Duh, every drive dies and almost everyone knows that--the question is when. Some drives are made for longer lifespans and others are not. Back in the day there wasn't this differentiation between consumer and enterprise class stuff because there wasn't a market of consumers that would accept reliability tradeoffs for price. When the 'home' computer market was born, all the crap components started their life and that lineage still continues. The funny thing is that the only reason quality has come back around is that high performance gaming systems need almost the same reliability as enterprise systems, so the same components are used with a different marketing twist. Where do you think the Velociraptor and other 10k/15k drives originated from? From the Seagate Cheetah drives that were top-of-the-line enterprise drives.

So replace your drives, and replace them often. That's not the route I'm going after seeing the effects of cheaper drives, especially when reliability counts, and I don't need larger drives since my storage requirements aren't increasing at the rate that drive sizes are.
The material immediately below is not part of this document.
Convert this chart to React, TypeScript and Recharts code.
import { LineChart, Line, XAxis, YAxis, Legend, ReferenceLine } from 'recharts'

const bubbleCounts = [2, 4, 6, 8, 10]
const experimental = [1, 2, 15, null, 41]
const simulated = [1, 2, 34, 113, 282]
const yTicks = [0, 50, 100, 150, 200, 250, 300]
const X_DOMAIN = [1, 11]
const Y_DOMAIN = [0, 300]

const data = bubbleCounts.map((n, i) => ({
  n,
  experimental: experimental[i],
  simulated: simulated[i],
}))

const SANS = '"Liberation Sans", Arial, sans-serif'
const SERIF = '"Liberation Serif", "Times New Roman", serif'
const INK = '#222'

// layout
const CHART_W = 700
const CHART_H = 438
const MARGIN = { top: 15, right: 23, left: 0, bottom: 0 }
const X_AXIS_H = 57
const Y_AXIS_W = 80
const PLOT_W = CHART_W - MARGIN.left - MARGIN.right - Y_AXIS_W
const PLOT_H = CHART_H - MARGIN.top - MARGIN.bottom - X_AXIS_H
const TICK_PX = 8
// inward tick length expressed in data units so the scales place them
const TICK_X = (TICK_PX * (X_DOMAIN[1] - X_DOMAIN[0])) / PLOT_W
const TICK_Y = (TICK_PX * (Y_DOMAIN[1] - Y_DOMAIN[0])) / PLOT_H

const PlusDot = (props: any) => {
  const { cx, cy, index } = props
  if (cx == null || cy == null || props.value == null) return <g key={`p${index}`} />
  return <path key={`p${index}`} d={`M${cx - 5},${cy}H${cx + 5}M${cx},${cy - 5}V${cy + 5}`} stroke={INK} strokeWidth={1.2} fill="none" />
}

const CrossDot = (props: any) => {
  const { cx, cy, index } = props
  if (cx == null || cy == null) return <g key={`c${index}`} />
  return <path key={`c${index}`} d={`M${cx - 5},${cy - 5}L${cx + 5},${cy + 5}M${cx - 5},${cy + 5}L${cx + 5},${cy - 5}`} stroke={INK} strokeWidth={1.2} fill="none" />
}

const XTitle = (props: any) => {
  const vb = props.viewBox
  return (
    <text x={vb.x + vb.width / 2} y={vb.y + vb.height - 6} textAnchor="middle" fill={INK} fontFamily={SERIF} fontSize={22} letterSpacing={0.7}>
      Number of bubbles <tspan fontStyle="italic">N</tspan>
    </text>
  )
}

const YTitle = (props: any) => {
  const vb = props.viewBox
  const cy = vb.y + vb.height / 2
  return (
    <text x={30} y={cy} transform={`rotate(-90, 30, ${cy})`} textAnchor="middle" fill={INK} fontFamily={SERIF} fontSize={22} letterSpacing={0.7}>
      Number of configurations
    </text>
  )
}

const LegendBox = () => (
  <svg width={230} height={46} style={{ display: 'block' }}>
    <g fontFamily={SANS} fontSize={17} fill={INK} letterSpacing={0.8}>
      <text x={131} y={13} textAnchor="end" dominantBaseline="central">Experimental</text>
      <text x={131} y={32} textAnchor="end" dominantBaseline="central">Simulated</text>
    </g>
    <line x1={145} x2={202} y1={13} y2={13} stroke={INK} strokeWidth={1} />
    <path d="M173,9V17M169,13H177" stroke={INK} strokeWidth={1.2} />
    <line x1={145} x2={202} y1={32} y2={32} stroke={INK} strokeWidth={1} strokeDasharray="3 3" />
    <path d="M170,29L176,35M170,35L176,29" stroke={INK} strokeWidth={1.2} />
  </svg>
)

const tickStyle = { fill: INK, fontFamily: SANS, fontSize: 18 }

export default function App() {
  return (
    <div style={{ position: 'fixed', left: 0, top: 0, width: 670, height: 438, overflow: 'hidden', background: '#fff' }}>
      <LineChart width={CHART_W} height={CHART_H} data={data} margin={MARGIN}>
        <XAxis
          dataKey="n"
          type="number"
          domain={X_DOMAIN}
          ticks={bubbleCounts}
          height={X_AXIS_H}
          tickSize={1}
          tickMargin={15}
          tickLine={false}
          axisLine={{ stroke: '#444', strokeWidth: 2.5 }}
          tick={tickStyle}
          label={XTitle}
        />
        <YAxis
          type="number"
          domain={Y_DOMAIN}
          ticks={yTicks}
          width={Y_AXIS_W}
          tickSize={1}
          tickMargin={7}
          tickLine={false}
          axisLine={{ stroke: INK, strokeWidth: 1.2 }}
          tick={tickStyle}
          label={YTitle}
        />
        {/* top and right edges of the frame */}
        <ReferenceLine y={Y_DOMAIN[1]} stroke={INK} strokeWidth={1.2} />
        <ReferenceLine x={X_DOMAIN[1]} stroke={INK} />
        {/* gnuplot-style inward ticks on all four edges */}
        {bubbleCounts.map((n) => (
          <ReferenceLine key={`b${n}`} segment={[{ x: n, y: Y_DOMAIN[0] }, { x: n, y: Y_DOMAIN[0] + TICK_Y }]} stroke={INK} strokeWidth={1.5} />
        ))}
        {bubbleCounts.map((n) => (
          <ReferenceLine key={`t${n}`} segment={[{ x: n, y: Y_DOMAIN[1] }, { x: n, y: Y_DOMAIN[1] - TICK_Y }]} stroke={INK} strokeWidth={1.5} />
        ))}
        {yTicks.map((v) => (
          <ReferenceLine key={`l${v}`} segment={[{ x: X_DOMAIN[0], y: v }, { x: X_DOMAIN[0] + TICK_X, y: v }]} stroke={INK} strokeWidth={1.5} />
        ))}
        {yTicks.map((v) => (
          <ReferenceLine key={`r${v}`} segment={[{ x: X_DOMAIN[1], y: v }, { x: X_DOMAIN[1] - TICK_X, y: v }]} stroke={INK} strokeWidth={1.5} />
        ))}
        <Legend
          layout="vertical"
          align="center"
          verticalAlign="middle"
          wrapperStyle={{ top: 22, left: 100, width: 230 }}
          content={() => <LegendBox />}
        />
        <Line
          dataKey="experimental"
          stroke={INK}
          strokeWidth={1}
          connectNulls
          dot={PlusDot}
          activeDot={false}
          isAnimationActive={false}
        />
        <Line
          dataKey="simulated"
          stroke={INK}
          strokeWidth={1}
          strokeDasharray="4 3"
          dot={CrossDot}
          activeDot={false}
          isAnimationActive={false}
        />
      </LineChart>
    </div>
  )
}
If your are, great for you, swap out your drives often and move on.

The reason sth did an article on the shucked drives is exactly for the reason you mentioned--use in a nas. And the results were clear that the shucked drives, while similar to the red nas drives, are not the same thing. And the comments in that article and on the forum of that site confirm that these drives may be great, but can also have issues when used even in normal 'consumer' nas units like the Synologies. If you don't want to listen to others' experience, that's fine, but don't ask everyone to drive off the same bridge.

Great for you that 18hrs doesn't matter to you, and great for you if you foolishly want to think that 2 parity drives will save a raid. :rolleyes: Might want to do some research on why raid5/6 isn't a great idea with modern drive sizes before you lose it all during a rebuild while you're away at work.

You seem to think the drives cost more just for the warranty and that they're identical otherwise. I've held both a 10TB easy store and a 14TB HGST enterprise--the weight alone tells me there's a big difference in these drives besides the platters. If you think otherwise, then that's your opinion and good luck to you.

Shucked drives do have their place in terms of application and value, just as they do as the externals they are. But at no point are they designed to the same level of reliability over their lifetime as an enterprise drive of the same size. You can't even get an MTBF rating on a consumer drive. :cautious:
 
Well I started my first ZFS setup during the summer of 1932.....and it was only 3TB total, if you can believe that. Still have one of the drives in current use actually.